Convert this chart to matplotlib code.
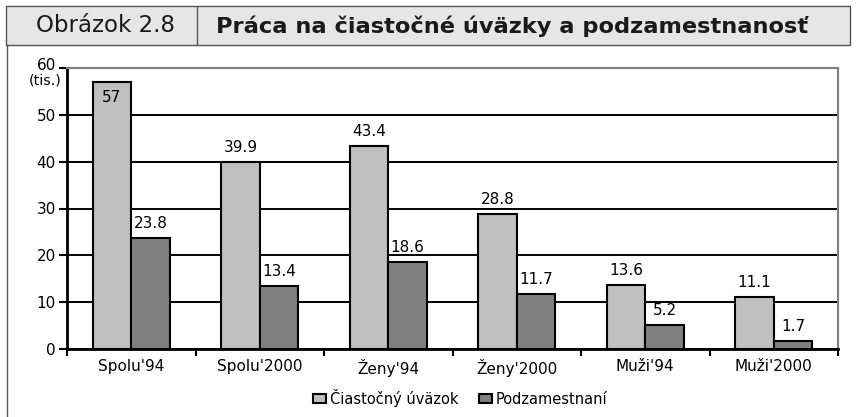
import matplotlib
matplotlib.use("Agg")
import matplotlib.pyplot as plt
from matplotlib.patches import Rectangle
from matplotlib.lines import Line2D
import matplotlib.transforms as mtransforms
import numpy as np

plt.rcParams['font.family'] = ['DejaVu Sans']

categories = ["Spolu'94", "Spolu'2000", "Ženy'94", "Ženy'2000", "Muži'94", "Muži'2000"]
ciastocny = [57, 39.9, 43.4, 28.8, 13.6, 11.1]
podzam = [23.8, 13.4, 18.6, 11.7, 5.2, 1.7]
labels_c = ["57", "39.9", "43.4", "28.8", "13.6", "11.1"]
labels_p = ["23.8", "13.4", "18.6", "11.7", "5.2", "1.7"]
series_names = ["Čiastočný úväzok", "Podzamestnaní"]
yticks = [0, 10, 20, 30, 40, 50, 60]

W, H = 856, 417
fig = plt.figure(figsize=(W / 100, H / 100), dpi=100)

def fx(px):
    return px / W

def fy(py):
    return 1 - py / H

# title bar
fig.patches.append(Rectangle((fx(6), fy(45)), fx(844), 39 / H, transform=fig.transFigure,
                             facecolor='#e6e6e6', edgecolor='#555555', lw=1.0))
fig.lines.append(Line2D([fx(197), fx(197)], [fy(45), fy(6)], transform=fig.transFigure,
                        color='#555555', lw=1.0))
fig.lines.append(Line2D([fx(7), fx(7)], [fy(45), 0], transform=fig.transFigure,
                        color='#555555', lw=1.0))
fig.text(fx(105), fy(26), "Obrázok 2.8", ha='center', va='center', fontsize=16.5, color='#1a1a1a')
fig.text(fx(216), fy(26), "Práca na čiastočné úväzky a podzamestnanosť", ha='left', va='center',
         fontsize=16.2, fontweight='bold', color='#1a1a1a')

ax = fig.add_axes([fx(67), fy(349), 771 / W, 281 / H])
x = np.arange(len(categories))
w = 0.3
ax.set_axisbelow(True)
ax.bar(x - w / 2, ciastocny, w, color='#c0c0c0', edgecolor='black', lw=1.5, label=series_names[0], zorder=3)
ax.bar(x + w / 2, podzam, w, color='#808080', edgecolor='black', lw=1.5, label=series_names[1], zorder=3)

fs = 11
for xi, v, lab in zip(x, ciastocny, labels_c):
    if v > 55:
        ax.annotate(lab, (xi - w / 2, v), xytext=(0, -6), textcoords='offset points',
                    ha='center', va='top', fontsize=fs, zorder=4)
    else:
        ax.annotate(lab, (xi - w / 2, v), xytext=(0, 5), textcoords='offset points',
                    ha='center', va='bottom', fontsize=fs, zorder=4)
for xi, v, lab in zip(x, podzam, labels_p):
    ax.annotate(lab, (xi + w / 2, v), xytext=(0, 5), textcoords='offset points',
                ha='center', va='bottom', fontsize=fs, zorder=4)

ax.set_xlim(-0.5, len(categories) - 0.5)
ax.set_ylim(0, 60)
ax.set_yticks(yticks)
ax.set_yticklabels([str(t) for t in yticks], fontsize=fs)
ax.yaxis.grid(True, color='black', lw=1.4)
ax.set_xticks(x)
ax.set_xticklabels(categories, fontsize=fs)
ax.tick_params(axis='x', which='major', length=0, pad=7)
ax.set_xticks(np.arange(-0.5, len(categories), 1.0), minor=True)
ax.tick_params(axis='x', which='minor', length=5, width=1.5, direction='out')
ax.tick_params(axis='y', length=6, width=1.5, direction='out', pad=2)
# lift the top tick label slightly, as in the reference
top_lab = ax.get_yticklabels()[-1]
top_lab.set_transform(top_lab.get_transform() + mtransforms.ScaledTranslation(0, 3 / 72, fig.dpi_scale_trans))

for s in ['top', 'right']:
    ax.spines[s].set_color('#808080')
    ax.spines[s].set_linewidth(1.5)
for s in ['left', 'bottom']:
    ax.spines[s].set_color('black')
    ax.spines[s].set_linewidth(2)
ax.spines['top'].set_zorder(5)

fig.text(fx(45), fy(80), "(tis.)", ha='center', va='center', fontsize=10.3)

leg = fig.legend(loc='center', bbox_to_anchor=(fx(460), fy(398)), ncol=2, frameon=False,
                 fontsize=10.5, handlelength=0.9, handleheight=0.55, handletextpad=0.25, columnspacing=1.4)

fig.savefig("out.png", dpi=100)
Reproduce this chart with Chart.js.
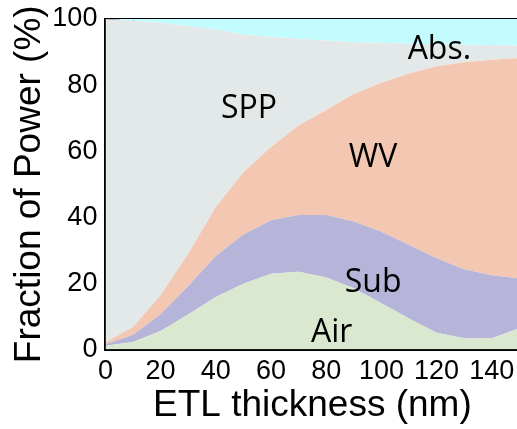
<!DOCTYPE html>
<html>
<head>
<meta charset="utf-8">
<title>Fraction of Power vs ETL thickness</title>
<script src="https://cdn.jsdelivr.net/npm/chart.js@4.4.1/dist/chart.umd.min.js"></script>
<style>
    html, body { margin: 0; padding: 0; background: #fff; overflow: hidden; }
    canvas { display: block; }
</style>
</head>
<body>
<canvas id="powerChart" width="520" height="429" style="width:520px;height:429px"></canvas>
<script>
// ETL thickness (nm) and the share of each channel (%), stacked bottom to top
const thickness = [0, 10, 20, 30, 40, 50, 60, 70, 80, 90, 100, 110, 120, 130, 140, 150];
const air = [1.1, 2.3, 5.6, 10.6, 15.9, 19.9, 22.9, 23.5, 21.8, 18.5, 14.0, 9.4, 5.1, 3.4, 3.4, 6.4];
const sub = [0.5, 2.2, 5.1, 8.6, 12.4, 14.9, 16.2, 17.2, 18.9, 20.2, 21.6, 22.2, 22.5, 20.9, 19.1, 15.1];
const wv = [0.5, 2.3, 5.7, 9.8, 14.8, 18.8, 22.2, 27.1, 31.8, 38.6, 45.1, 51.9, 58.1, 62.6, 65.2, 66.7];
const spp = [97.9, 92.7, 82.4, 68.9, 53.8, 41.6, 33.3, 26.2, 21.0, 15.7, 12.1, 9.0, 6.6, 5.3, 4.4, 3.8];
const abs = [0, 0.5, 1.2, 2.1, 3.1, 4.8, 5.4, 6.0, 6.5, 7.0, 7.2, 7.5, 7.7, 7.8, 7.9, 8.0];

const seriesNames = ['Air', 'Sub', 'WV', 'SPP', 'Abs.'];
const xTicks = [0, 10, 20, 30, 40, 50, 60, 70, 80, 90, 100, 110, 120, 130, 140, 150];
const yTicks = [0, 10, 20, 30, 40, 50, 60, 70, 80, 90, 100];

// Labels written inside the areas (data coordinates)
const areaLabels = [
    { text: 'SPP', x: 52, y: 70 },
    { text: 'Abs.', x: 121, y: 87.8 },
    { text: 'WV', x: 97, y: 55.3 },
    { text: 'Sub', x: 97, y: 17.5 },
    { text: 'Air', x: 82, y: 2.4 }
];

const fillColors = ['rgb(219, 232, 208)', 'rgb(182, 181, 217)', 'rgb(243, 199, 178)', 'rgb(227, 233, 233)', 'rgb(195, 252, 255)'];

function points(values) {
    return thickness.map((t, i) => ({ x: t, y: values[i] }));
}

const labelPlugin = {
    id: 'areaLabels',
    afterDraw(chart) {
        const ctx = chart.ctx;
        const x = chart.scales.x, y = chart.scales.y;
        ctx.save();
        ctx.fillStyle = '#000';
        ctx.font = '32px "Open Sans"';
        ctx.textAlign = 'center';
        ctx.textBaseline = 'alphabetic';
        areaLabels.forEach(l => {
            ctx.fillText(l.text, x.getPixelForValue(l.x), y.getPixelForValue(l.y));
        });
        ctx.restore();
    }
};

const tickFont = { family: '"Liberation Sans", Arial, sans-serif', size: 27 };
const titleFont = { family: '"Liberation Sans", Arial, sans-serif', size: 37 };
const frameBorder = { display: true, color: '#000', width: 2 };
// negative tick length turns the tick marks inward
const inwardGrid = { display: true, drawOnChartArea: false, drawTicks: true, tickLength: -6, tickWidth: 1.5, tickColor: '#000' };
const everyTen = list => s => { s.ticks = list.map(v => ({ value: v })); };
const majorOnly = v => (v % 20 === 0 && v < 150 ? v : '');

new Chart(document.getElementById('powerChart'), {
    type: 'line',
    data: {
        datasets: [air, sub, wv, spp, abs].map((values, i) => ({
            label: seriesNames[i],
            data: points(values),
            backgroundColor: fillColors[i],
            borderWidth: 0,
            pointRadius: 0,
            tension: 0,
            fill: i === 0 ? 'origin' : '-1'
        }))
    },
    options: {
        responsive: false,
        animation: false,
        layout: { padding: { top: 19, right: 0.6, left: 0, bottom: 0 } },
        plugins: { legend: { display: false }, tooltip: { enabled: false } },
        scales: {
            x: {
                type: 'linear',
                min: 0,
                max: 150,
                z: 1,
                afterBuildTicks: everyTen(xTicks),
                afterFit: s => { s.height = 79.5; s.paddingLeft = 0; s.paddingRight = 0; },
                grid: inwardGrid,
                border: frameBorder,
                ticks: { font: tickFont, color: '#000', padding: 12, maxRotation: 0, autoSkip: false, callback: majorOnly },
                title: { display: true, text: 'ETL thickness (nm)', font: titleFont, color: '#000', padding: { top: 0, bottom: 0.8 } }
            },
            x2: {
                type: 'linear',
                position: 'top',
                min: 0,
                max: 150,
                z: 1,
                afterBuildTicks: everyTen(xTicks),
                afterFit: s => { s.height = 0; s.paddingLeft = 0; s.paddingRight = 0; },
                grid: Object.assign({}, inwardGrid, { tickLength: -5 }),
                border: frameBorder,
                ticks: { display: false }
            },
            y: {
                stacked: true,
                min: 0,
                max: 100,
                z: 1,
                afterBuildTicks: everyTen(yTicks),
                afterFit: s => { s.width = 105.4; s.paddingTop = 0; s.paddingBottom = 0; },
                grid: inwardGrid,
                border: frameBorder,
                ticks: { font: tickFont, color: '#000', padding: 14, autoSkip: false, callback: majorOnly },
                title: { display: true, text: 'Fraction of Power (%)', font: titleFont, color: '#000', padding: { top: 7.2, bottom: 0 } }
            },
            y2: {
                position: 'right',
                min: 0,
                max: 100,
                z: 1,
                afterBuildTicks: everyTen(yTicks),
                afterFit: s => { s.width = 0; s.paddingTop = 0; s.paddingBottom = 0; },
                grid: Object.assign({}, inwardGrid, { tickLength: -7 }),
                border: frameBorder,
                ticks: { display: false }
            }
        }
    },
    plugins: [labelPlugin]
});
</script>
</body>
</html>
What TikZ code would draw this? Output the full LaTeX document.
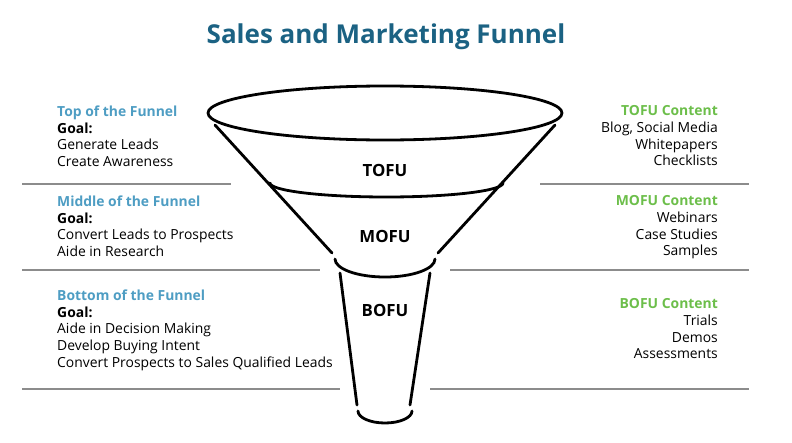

------------------------------------------------------------------------

● **Aim of the exercise**:
Leave out any pictures, please, and quote only the lines from the top of the data through the line that contains "yticks = [0, 10, 20, 30, 40, 50, 60]".

● **Solution**:
Convert this chart to matplotlib code.
import matplotlib
matplotlib.use("Agg")
import matplotlib.pyplot as plt
from matplotlib.patches import Rectangle
from matplotlib.lines import Line2D
import matplotlib.transforms as mtransforms
import numpy as np

plt.rcParams['font.family'] = ['DejaVu Sans']

categories = ["Spolu'94", "Spolu'2000", "Ženy'94", "Ženy'2000", "Muži'94", "Muži'2000"]
ciastocny = [57, 39.9, 43.4, 28.8, 13.6, 11.1]
podzam = [23.8, 13.4, 18.6, 11.7, 5.2, 1.7]
labels_c = ["57", "39.9", "43.4", "28.8", "13.6", "11.1"]
labels_p = ["23.8", "13.4", "18.6", "11.7", "5.2", "1.7"]
series_names = ["Čiastočný úväzok", "Podzamestnaní"]
yticks = [0, 10, 20, 30, 40, 50, 60]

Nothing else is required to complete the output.